Both of these deals could take a while to get done. One of them, the latter, might not get done at all, with Sam Amick of the Athletic indicating there’s a belief among league executives that Daryl Morey is actually aiming to quell the Harden trade momentum with the intent of keeping him in Philadelphia. 

Problem is, Harden still wants out, according to Amick, and the Clippers remain his preferred destination. From the Athletic:

Yet despite all that relevant history, and in spite of the fact that Morey may know Harden, and all of his complexities, better than anyone in the NBA, rival executives with whom I spoke at summer league were universally convinced that the Sixers are now attempting to keep Harden. Discontent be damned.

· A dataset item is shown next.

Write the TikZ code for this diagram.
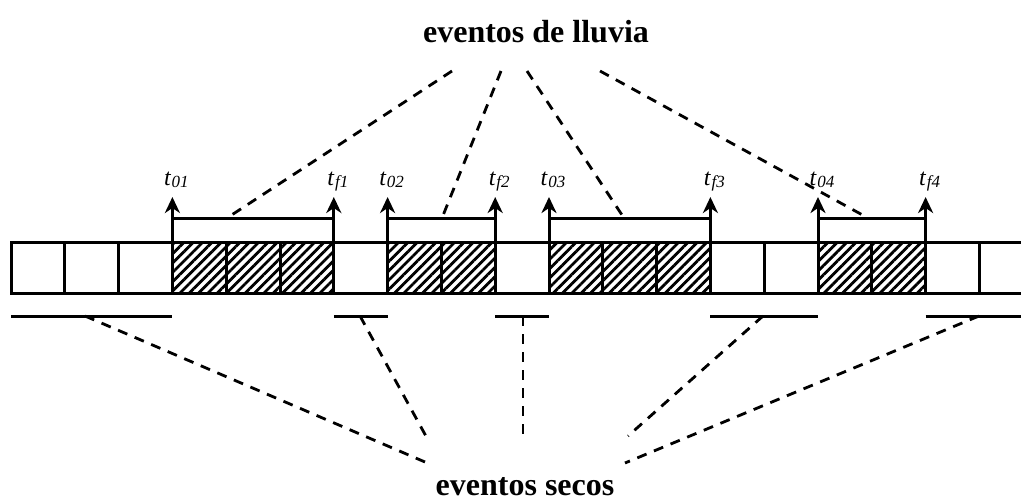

The sluggish trade talks between the Sixers and Clippers about Harden would seem to support this stance. Morey is known to be asking for the kind of return that — as of Tuesday afternoon — left the strong impression that he had no genuine interest in getting a deal done anytime soon.

Harden’s stance has not changed, a source close to him told The Athletic. He still wants to leave Philadelphia. He’s still upset with how Morey handled his situation heading into possible free agency last month. And even with the recent revelation that Harden attended the same NBPA party as Sixers co-star Joel Embiid and former Sixers owner Michael Rubin in Vegas, he’s still determined to start next season in a Clippers jersey.

Harden gave up theoretical money last summer, which afforded the Sixers more room to add peripheral pieces, notably P.J. Tucker. Does Harden believe that the Sixers, in the form of a long-term, huge-money deal, should repay him for his good deed? It sounds like it. 

The Sixers are smart not to do that. Harden, who’ll turn 34 before the summer is over, is locked in for this season at $35.6 million. If he wants to prove he’s worth what he thinks he is, now’s the time. He can cash in next summer, be it in Philly or elsewhere. 

We’ll see how long Morey is willing to drag this out if Harden makes it uncomfortable come training camp. We saw how he forced his way out of Houston, and then Brooklyn. He’s surely not above putting his team in a tough spot by basically quitting on everyone until he gets his way. 

Morey was super patient when Ben Simmons and it netted him Harden. Now Harden is the one who wants out, and if history is any indication, Morey — his personal relationship with Harden notwithstanding — isn’t likely to make a deal on anyone’s terms but his own.